From: Raymond Mercier (rm459@cam.ac.uk)
Date: Thu Jun 21 2007 - 03:31:40 CDT
Ken Whistler writes,
>>Please see the explanation of the Sumero-Akkadian Cuneiform encoding in
>>Section 14.10 of the Unicode Standard, 5.0:
http://www.unicode.org/versions/Unicode5.0.0/ch14.pdf In particular, the
encoded repertoire "is comprehensive from the Ur III period onward." In
other words, it represents Ur III Neo-Sumerian, as well as Old, Middle, and
Neo-Assyrian, and so on. As such, it cannot simply reflect Neo-Assyrian
directly.
<<
Of course with Unicode 5 on the shelf by me I have had a look at these
pages. The problem is that the emphasis has certainly been on glyphs from
the earlier Ur III phase, so much so that the correspondance with the
Neo-Assyrian signs is difficult, and sometimes impossible, to perceive. In
fact what does "comprehensive" really mean, when the Neo-Assyrian glyphs
are just not represented ?
Another indication of the (over-) emphasis on the earlier period, and the
neglect of the later, is shown in the chart in Table 14-2, where cuneiform
usage in Babylonia would appear to cease in 539 B.C., whereas in fact it
continued through the Persian, Seleucid, and even Roman, periods - there is
a cuneiform tablet from A.D. 75 ! The Table 14-2 surely represents not
cuneiform *usage* but only the pre-Persian political divisions.
>>
What would be most helpful for Assyriologists, it seems to me, would be if
someone familiar both with the Unicode encoding of Sumero-Akkadian cuneiform
characters and with the standard Neo-Assyrian sign lists in particular,
would post up the representation of Neo-Assyrian in terms of the Unicode
characters
<<
Of course that is what I began to do in the hope of using a Unicode font to
write out texts transcribed by Pinches, Strassmaier and others. However it
would take a while to go through the whole Unicode block in order to find
the correct links with the signs in Labat.
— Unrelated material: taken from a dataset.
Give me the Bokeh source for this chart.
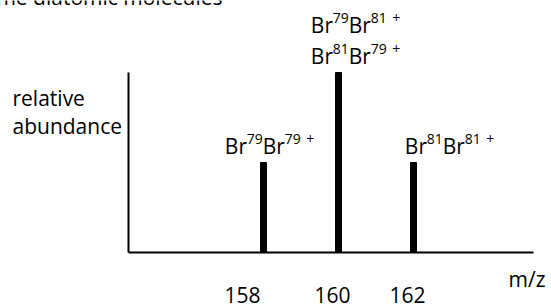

For each such connection one has
to search through the Ur III forms given by Labat in order to get the right
glyph. I attach here a few lines of such a list. I have written the U+ code
next to the lines from Píska's list (akkixref.pdf), which is based directly
on Labat. -But surely such a correspondance should already have been
considered as mandatory upon those who drew up this encoding.